(Charts and diagrams as code)
▬▬▬▬▬▬

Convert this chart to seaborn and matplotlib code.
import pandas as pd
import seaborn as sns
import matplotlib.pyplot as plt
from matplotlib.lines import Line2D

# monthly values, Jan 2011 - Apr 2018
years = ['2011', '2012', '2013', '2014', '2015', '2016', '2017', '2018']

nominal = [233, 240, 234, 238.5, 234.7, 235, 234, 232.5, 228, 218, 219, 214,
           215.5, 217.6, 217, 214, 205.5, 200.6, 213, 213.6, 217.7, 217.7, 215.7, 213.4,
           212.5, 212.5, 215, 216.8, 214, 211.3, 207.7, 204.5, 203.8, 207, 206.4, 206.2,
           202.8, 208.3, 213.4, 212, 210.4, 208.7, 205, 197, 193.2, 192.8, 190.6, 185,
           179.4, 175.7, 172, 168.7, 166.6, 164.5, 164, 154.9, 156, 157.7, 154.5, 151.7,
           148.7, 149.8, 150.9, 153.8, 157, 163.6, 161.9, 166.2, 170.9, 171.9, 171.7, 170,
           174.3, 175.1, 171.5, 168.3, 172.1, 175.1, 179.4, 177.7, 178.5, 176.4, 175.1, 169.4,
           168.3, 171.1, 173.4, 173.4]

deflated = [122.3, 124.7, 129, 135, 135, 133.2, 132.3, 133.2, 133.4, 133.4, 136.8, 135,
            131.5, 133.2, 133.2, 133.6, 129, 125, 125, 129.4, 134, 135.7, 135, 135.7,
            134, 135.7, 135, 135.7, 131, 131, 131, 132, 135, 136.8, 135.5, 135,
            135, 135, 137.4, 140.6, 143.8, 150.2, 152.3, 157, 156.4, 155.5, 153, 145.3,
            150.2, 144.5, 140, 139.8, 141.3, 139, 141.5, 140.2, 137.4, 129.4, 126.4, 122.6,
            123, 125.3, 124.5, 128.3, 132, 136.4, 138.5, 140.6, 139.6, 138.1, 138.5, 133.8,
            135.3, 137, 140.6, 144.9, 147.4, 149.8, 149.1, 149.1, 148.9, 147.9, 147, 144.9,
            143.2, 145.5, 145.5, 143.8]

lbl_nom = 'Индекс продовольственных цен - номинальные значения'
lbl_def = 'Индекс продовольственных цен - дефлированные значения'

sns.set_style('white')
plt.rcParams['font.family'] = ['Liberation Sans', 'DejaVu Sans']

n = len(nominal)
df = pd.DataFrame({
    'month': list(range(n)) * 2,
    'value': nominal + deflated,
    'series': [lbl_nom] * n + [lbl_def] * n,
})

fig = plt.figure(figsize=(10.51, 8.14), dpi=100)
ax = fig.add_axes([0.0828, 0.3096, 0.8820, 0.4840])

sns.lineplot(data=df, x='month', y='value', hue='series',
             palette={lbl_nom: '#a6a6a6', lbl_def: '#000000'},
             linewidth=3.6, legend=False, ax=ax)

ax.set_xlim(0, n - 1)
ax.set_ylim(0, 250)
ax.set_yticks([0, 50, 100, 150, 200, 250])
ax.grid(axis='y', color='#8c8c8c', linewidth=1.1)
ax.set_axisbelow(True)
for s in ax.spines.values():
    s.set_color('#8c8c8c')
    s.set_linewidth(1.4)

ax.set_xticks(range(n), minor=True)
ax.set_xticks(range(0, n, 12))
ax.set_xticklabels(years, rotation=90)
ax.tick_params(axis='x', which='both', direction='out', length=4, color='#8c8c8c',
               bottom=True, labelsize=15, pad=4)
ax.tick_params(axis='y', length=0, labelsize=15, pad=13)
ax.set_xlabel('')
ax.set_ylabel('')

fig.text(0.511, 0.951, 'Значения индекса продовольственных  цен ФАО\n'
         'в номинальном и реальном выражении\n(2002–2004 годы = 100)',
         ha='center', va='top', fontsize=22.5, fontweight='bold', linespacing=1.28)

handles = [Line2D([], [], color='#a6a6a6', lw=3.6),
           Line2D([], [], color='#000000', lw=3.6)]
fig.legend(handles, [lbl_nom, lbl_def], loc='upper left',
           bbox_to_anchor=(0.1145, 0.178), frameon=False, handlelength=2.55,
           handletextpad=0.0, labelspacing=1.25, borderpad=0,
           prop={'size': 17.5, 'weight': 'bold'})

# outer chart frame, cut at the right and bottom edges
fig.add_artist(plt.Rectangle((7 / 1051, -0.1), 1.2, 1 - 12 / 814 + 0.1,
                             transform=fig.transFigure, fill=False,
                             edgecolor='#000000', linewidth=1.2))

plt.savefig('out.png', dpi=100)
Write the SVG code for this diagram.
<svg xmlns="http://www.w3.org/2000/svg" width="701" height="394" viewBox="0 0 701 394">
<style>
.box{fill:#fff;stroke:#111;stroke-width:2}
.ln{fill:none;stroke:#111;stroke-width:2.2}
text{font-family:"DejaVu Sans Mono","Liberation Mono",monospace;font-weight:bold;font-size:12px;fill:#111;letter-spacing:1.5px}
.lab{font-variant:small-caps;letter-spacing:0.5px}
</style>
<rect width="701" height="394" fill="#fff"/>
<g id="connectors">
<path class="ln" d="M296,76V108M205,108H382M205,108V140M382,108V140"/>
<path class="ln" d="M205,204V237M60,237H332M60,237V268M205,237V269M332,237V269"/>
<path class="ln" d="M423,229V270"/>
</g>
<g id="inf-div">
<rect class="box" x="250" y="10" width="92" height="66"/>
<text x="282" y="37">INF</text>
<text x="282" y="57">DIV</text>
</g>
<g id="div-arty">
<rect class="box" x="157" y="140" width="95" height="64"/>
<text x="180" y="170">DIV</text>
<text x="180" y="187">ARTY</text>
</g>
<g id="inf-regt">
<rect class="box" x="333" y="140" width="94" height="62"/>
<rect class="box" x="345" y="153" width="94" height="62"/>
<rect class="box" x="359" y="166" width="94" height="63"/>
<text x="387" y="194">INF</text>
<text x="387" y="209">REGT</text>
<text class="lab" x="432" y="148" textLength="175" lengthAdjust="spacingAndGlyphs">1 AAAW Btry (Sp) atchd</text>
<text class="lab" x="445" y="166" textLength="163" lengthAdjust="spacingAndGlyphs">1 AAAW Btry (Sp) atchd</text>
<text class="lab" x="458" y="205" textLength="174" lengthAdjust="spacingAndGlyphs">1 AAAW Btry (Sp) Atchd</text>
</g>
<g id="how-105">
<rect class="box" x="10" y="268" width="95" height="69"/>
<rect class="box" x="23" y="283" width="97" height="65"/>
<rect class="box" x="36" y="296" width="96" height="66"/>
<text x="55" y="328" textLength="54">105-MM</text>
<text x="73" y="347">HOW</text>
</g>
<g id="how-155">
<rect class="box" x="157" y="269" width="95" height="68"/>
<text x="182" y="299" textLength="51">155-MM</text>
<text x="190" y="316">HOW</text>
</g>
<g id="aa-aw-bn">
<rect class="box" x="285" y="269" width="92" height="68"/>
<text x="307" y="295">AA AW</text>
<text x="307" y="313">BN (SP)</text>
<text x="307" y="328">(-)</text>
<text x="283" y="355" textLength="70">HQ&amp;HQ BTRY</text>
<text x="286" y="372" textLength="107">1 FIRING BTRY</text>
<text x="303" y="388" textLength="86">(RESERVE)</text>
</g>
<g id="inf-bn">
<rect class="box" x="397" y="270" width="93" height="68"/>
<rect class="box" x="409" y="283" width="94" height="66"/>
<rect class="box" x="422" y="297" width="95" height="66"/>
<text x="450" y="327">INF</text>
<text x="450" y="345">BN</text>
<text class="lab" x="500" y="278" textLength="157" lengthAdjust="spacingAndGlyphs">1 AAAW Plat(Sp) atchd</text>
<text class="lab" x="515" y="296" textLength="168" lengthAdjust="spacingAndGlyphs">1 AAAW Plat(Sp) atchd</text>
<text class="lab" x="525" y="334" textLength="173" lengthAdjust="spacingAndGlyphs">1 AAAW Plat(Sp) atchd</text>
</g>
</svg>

▬▬▬▬▬▬

WHAT THE TASK ASKS »
From the data above, work out how many lines contain the string "seaborn" and reply with only the number.

EXPECTED OUTPUT »
2